Rage of Bahamut
What parents need to know
Parents Need to Know
Parents need to know that Rage of Bahamut is a trading card game that features both single-player quests and multiplayer battles. The violence is fairly low-key, since it's done in the imagination of the users, but the graphical representations of some characters might be frightening to younger children. In addition, many of the female characters are overly sexualized in their depiction. The game actively promotes in-game purchases and urges players to promote it to their friends via mailings. Users are also required to register and log-in to the Mobage online service to play.
What kids can learn
Thinking & Reasoning
What Kids Can Learn
Rage of Bahamut wasn't created with educational intent, and we don't recommend it for learning.
What's it about?
Players try to increase their card collection through a line of missions that are attempts to outlast enemies by using stamina.
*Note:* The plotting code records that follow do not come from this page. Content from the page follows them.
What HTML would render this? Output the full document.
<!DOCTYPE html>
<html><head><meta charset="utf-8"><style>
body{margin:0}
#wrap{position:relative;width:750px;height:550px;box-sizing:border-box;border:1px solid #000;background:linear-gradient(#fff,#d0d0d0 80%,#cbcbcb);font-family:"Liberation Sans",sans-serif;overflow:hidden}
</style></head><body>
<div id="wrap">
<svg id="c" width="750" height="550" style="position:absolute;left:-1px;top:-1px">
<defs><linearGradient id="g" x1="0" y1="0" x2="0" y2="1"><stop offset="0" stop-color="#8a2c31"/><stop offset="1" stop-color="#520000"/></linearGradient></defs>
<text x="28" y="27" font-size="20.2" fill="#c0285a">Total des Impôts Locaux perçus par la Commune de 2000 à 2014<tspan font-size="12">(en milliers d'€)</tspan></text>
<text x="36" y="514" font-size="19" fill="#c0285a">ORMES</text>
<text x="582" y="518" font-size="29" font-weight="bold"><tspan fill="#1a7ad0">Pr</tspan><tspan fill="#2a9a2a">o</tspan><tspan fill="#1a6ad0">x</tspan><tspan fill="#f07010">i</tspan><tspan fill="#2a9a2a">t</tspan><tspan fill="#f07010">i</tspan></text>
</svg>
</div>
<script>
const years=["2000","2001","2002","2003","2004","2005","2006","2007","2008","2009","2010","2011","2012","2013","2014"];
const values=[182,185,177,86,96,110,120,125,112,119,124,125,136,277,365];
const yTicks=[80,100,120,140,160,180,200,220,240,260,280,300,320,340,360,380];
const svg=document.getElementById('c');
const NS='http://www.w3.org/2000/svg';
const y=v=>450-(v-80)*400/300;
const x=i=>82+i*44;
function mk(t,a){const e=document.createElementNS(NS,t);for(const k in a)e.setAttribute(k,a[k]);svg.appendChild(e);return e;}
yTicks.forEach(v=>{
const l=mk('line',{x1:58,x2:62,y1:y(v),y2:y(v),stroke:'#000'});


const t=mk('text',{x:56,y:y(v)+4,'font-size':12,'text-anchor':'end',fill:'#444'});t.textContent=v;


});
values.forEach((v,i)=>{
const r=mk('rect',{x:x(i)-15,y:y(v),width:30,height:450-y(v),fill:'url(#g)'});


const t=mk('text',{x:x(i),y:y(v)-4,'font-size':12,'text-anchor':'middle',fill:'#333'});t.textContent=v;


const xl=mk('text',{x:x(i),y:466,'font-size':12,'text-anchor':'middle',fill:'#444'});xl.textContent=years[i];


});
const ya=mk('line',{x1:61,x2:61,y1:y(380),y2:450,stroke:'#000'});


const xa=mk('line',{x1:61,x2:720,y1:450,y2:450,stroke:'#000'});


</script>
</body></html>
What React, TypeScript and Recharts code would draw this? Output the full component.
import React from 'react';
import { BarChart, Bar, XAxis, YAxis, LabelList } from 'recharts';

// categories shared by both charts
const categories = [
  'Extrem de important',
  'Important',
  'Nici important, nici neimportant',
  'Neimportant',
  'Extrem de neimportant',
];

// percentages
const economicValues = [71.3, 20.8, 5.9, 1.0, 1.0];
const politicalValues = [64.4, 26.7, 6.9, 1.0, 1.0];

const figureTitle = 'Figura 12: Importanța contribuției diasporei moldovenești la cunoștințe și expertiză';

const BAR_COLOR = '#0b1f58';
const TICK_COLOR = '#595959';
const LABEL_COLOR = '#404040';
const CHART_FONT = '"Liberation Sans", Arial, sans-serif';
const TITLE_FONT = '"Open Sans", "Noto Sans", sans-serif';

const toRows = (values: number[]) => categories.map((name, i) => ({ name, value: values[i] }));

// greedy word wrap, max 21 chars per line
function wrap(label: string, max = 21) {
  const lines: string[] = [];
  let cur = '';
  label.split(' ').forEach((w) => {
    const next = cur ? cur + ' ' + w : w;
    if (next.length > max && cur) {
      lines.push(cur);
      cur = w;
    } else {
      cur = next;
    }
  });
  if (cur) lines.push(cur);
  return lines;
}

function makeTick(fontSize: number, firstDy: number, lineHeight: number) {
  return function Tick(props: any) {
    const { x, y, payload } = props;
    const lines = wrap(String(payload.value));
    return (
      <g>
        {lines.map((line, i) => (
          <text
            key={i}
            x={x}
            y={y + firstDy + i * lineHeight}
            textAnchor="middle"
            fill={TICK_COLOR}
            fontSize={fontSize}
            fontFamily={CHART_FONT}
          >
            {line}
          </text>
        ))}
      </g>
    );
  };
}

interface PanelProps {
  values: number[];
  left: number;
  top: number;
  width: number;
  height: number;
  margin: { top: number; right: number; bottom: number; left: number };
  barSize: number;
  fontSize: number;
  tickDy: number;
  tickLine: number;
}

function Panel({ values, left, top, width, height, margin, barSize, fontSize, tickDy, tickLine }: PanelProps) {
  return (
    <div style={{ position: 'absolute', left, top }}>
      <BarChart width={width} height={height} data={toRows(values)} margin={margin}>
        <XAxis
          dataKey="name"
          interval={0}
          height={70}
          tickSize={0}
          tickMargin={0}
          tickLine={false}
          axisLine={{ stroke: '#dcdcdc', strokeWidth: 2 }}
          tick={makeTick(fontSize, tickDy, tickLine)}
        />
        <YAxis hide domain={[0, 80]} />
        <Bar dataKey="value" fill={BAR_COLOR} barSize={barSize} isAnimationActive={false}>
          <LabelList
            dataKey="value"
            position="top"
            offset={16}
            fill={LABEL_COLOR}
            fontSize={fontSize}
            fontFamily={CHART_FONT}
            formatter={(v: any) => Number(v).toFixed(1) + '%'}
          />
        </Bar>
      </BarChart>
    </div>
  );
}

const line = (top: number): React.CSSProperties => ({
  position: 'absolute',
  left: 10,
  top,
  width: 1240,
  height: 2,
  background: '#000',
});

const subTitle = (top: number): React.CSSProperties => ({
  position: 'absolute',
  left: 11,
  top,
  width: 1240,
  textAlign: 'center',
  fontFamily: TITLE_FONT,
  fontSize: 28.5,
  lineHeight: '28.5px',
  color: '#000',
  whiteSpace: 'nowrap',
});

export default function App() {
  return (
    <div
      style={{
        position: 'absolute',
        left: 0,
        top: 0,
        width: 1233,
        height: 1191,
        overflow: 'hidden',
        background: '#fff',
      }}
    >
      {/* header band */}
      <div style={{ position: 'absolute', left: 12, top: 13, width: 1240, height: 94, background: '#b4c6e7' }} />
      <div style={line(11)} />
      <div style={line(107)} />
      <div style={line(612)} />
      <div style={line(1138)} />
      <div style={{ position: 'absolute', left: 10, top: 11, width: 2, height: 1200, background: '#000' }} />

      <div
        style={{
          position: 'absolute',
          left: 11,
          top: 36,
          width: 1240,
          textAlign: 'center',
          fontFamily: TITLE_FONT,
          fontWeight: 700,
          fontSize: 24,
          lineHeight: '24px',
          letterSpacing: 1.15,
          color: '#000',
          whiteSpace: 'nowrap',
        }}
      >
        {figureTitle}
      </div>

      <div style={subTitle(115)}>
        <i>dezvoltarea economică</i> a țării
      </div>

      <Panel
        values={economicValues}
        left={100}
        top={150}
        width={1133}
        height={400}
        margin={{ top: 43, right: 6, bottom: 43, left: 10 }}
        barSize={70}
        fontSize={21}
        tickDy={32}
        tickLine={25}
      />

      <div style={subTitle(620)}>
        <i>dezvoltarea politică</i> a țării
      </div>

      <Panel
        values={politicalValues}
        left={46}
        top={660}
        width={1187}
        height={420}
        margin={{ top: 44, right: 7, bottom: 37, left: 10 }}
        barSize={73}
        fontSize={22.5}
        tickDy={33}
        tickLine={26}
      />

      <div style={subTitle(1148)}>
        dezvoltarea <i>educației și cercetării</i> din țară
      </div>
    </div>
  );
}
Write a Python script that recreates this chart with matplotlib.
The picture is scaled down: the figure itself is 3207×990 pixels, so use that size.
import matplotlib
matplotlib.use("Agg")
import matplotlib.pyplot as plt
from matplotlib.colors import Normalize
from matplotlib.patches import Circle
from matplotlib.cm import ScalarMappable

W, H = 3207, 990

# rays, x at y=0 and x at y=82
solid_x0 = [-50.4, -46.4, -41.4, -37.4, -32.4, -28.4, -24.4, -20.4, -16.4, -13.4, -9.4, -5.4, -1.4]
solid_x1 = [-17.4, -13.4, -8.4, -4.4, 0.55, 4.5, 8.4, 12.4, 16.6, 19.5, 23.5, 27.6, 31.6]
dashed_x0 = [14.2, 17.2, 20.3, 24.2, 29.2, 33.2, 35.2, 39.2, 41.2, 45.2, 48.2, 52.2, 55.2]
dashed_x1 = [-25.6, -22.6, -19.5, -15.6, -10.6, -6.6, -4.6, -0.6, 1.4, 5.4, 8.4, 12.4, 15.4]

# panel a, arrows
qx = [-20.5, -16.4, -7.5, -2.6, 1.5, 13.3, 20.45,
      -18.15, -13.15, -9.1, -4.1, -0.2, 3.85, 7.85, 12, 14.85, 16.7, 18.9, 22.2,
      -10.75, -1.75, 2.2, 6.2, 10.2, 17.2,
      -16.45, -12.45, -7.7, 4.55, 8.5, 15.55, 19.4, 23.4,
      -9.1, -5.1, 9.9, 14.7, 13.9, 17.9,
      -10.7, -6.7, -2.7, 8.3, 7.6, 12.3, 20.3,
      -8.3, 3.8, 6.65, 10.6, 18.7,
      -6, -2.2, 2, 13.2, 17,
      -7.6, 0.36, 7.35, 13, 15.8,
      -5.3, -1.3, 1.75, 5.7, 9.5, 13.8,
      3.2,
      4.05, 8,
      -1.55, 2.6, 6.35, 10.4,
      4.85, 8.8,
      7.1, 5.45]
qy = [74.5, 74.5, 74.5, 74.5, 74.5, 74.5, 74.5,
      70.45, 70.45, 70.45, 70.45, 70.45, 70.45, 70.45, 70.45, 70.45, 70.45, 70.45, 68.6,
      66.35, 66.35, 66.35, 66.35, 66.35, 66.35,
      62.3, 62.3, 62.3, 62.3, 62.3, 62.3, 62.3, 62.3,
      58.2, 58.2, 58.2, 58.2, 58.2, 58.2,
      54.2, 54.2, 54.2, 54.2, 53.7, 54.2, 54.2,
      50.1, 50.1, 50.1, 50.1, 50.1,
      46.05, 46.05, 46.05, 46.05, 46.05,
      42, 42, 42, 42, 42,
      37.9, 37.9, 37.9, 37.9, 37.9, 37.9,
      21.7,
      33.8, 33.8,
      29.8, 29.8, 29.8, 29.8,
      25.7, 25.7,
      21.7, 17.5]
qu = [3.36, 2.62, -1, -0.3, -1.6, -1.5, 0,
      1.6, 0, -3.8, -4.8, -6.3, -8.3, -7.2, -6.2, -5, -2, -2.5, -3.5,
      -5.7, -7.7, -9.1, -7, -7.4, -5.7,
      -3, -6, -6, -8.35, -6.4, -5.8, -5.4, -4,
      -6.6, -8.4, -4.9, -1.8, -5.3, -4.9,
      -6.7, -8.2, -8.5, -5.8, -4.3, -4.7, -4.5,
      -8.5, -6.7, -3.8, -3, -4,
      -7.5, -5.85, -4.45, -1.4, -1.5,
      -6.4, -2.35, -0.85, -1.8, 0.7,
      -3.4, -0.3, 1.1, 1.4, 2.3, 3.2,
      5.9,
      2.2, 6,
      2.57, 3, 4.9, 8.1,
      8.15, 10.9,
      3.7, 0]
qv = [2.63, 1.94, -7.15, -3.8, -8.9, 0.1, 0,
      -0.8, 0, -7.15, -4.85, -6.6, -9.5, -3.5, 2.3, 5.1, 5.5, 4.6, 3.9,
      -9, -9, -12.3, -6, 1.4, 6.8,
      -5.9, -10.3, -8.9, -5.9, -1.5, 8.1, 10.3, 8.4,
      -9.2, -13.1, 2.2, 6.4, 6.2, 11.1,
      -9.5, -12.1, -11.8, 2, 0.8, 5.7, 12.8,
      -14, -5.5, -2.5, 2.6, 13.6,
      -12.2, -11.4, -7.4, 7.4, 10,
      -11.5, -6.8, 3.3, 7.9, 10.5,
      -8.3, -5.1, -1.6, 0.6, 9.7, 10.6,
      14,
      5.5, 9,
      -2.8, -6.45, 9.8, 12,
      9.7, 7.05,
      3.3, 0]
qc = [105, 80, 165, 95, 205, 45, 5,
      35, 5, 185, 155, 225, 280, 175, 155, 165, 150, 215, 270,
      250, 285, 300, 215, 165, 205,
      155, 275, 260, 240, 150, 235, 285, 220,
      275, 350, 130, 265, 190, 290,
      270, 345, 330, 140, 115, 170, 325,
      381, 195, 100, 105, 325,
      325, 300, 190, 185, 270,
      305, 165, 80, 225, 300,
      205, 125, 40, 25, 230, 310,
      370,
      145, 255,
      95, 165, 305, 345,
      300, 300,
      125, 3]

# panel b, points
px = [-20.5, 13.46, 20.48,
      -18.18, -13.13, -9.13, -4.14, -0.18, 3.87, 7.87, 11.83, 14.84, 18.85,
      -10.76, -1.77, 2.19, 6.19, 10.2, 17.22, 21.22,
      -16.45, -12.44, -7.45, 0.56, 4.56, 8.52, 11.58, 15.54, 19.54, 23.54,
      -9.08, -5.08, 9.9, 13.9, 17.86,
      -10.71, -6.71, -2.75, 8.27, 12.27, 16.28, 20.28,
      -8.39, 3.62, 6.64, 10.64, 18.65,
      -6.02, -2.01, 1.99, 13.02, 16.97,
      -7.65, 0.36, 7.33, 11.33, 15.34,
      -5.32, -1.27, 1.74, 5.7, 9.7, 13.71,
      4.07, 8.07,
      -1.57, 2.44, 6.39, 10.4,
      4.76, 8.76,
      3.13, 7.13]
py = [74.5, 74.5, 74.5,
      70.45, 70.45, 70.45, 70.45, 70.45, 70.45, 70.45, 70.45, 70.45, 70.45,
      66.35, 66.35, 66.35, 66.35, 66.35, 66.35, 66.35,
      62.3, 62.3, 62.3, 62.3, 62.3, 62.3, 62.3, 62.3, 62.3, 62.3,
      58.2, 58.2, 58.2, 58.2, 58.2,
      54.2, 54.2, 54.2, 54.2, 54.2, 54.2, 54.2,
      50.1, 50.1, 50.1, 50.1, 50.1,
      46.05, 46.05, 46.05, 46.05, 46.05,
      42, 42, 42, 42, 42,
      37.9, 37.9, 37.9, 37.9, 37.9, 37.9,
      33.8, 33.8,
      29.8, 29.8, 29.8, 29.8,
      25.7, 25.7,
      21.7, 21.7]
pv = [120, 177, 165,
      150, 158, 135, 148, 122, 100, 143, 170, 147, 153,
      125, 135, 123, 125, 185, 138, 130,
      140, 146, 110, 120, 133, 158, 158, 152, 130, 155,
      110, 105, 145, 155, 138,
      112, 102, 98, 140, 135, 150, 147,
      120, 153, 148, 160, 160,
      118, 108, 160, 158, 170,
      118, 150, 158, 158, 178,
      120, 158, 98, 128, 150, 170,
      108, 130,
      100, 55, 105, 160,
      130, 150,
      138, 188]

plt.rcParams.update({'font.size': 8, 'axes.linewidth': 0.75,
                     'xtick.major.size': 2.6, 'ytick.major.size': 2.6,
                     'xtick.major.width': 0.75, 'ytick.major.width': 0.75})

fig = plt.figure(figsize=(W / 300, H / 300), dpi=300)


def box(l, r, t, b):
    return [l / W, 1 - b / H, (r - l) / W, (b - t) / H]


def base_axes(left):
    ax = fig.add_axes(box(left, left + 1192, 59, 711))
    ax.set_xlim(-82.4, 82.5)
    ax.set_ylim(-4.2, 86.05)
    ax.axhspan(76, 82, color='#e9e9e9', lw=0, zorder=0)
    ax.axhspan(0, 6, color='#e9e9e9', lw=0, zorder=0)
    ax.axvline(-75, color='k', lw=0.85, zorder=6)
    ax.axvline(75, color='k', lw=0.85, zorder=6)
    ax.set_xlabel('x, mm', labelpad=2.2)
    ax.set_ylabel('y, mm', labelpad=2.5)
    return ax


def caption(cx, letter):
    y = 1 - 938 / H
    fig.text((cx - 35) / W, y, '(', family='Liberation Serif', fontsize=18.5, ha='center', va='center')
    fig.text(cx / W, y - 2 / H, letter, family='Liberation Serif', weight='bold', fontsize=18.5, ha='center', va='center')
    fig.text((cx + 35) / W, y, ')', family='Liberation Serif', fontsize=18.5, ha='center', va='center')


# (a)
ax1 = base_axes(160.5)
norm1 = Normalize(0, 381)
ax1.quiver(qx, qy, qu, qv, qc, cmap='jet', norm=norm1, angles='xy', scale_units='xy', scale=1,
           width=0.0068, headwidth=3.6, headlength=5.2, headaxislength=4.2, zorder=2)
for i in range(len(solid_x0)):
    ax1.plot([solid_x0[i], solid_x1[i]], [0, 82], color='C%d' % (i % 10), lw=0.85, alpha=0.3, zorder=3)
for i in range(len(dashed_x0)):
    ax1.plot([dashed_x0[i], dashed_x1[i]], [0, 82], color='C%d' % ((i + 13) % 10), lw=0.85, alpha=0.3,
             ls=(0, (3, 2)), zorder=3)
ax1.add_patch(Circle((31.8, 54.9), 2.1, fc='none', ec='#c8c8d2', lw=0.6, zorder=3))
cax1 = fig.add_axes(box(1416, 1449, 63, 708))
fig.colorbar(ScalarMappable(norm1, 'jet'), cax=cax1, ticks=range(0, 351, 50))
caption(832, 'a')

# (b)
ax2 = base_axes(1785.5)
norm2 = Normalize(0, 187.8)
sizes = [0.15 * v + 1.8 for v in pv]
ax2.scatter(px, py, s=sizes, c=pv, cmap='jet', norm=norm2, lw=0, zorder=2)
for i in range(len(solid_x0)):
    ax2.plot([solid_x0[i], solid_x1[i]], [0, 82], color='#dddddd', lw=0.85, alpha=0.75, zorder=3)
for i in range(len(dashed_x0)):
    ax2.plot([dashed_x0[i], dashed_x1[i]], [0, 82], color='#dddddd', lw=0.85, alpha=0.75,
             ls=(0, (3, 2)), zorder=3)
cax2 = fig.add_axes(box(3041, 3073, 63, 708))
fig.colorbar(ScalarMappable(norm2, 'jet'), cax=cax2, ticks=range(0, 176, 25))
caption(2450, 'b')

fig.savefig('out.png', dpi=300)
As users touch the screen, foes fall, but so does character stamina. After a boss fight, if stamina remains, players get in-game currency and sometimes additional cards. If they run out of stamina, players can wait a while or buy a potion to recharge. Players can also battle others live by selecting their best cards and pitting them against opposing hands. Winning those battles gets you in-game currency and rare items.
Is it any good?
If you're not familiar with card battle games, Rage of Bahamut is not a particularly good choice to ease into them. A poorly designed interface and a lackluster tutorial combine to create a confusing arena for new players.
If you can get past that, though, the game itself isn't a bad one, and the art on the virtual cards is very well done, which is a large part of what makes these games fun. We're not crazy about being forced to log onto Mobage's system, but that does create a vibrant community of players to battle against.